In March, in the three constituencies covering the city’s northern districts, only one returned a sitting Socialist mayor, Samia Ghali. A locally respected politician (and national senator), she once called for the army to be sent in to deal with drug-related murders. Yet the two other northern districts, which backed François Hollande in 2012, rejected the mainstream left. One, representing fully 150,000 people, elected Stéphane Ravier from Marine Le Pen’s populist National Front as mayor.

Since Ms Le Pen once compared Muslims praying on the streets to the Nazi occupation, this is a shock. One explanation is that Muslim voters were drawn to the message of exclusion, says Gilles Kepel, author of a new book, “Passions française”, which compares Muslim representation in Marseille and the northern city of Roubaix. He says such voters ignore Ms Le Pen’s scaremongering talk of “Islamification”. Instead, they focus on denunciations of mainstream parties and the Paris elite for losing touch with voters.

Another factor is a rejection of the Socialists’ progressive social policy, notably gay marriage, which was legalised last year. Fully 86% of Muslims countrywide voted for Mr Hollande in 2012, according to a poll. But many feel let down and see gay marriage as an affront. “I’m not homophobic, but people just don’t understand why he made this a priority,” says Mr Djellil, who once worked for SOS Racisme, but now grumbles about illegal immigrants and admires Jean-Marie Le Pen, Ms Le Pen’s father. Ms Le Pen has accused Mr Hollande of using gay marriage to distract attention from broken promises on jobs.
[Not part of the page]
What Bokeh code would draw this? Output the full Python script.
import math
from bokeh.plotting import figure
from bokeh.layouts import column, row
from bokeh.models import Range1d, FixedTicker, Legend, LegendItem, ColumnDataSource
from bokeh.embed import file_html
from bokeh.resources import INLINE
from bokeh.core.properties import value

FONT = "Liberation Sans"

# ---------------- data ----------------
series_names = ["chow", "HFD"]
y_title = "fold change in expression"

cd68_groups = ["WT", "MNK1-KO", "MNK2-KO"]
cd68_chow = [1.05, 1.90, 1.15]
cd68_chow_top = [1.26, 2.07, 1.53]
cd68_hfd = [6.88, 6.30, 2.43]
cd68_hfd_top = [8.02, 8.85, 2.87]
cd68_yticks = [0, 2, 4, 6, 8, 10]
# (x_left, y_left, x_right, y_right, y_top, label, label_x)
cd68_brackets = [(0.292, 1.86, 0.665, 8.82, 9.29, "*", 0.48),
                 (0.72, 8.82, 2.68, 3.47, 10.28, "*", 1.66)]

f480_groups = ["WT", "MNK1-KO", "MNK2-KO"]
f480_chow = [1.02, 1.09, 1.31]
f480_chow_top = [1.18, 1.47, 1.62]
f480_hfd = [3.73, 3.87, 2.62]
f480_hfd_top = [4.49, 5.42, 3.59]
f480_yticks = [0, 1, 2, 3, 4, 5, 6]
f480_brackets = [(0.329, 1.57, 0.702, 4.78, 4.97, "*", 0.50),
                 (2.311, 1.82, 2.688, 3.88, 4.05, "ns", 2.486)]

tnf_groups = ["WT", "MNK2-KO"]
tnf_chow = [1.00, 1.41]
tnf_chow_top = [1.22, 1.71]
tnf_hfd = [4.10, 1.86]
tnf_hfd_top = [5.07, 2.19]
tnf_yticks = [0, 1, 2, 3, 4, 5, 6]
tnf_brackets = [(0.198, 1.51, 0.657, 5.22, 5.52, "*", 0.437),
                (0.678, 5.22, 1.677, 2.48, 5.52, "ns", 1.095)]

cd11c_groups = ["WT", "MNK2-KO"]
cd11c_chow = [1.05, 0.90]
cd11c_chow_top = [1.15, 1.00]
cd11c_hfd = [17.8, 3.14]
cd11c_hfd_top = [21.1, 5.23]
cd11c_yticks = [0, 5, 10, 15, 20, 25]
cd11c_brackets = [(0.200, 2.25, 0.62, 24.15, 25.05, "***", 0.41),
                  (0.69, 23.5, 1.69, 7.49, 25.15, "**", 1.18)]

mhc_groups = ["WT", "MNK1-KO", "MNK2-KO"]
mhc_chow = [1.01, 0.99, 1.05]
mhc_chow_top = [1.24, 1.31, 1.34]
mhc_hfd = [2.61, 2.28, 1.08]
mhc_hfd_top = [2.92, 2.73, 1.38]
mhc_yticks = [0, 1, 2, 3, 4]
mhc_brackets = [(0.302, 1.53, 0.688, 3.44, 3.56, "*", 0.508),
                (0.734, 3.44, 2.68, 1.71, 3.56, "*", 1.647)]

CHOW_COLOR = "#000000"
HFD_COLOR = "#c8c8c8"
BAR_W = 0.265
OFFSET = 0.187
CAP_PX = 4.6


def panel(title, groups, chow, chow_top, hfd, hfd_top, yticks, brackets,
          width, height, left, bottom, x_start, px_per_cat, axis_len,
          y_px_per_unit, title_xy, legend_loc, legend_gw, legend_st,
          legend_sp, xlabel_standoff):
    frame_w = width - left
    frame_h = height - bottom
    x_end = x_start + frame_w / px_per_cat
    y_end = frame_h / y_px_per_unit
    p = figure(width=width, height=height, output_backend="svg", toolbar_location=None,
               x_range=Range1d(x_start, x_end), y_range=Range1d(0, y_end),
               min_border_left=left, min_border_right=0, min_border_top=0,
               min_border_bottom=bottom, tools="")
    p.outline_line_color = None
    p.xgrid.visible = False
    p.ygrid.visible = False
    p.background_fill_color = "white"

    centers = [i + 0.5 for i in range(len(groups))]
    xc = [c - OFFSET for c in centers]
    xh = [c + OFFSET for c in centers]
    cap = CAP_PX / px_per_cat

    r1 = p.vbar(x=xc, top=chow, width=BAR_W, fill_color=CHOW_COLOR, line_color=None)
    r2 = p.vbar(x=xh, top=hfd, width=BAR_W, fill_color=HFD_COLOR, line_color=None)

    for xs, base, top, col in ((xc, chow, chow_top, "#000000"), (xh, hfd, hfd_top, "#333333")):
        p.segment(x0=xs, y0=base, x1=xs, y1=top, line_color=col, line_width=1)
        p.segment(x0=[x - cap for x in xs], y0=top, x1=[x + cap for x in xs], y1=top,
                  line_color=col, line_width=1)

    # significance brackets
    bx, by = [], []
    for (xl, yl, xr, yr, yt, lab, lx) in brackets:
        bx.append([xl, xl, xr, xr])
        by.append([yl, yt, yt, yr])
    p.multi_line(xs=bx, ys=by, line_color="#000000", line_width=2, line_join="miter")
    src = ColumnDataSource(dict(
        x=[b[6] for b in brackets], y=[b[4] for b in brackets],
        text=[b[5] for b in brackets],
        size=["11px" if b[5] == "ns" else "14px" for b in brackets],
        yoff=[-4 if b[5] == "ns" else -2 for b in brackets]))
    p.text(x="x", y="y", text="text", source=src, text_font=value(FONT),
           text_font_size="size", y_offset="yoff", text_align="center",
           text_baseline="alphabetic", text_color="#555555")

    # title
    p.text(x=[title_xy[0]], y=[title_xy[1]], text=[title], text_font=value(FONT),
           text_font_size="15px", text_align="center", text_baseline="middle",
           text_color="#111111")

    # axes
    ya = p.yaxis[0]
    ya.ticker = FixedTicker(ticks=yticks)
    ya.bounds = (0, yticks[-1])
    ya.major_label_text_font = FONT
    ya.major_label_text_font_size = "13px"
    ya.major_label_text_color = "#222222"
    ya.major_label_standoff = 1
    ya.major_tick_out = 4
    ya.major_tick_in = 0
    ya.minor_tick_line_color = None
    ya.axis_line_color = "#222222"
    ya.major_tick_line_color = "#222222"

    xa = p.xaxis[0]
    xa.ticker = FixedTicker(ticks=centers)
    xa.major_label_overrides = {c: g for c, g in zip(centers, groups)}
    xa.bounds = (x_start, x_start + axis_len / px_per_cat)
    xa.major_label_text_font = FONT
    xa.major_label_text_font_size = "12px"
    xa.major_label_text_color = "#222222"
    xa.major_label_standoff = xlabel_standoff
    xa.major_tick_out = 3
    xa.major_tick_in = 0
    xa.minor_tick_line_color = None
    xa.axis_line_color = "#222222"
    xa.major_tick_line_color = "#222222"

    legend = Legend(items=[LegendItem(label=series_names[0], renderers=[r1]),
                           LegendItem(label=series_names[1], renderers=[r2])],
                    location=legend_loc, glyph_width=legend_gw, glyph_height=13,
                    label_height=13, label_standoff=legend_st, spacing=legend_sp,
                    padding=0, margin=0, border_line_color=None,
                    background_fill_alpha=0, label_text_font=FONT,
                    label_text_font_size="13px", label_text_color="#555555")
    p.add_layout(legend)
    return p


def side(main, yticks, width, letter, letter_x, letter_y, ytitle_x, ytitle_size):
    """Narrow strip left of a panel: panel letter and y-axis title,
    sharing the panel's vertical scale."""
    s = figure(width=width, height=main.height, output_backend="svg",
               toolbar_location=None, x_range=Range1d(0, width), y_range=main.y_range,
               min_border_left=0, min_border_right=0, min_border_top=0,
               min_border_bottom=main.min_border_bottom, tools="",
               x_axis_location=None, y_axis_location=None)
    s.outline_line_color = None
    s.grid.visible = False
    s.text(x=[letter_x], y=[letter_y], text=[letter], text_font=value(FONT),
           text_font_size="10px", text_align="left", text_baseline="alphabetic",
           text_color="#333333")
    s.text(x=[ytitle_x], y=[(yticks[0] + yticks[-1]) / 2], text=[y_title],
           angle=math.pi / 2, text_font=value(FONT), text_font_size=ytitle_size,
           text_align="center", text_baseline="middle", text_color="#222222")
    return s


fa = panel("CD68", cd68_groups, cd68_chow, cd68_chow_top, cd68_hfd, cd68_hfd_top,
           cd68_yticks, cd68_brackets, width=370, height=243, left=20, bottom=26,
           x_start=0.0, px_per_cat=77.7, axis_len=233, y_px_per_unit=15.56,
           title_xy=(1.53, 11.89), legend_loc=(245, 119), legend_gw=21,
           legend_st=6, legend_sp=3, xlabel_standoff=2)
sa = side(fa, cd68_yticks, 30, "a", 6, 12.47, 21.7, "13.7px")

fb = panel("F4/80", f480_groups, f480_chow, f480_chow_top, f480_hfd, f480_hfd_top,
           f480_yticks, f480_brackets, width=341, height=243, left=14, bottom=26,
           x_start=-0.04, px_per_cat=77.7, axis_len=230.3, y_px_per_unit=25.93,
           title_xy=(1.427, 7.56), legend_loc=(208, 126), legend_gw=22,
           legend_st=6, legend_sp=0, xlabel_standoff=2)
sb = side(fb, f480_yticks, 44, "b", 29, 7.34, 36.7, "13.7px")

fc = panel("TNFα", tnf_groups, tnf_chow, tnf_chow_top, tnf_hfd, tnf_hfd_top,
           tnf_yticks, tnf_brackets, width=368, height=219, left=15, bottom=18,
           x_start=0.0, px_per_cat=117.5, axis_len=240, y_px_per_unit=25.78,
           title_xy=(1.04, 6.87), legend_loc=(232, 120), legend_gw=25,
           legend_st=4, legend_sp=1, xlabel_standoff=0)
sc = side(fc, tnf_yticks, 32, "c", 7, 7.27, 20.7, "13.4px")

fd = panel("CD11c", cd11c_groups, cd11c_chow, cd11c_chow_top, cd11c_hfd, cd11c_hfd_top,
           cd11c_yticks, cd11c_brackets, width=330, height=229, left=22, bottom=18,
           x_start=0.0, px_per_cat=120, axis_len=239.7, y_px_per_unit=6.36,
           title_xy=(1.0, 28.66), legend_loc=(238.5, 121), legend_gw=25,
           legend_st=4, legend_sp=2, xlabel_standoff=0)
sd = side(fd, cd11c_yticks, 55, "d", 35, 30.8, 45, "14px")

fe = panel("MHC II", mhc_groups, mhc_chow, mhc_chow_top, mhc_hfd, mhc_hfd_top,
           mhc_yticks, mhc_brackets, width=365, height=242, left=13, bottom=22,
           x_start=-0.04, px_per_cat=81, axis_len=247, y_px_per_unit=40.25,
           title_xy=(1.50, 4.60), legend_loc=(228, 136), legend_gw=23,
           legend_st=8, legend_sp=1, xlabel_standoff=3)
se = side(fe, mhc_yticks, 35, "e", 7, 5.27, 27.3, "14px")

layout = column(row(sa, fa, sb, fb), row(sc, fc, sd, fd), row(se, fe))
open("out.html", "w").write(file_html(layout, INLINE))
Disillusion with Mr Hollande was also seen in high levels of abstention. In the third arrondissement, fewer than half of voters turned out, well below the national average. “There’s a sort of fatalism,” says Mohamed Dahmani, who ran unsuccessfully as an independent in 2012. “We voted Hollande to get rid of Sarkozy, but now we realise that Hollande is no better.”

Up to a point, such political swings may reflect the democratic maturing of the Muslim electorate, no longer beholden to the left. Plenty of French towns without big Muslim minorities also evicted Socialists, and Mr Hollande is the most unpopular French president in modern times. Moreover, apathy goes hand-in-hand with a trend of rising political involvement by a new generation of Muslims, such as Ms Ghali. In 2012 there were more parliamentary candidates of Arab or Muslim origin (400 by Mr Kepel’s count) than at any French election for 50 years. Half a dozen now sit in the National Assembly.

There are other worries about Muslim disillusion. Mr Dahmani, whose Algerian-born father is an imam in Marseille, is troubled by the growing allure of hard-talking, foreign-sponsored Salafists. In Marseille’s tough neighbourhoods, where joblessness is high, this Islam “of beards and veils”, says Mr Dahmani, appeals to those who feel abandoned. It is identity politics, but in a different form. Mr Kepel calls the growth of Salafism in such quarters “new and spectacular”. Countrywide, over 250 young French jihadists have left for Syria, among them teenaged girls. The government is trying to disrupt recruiting networks. “For our parents, Islam was a religious practice,” says Mr Djellil. “Now it has become a political matter.”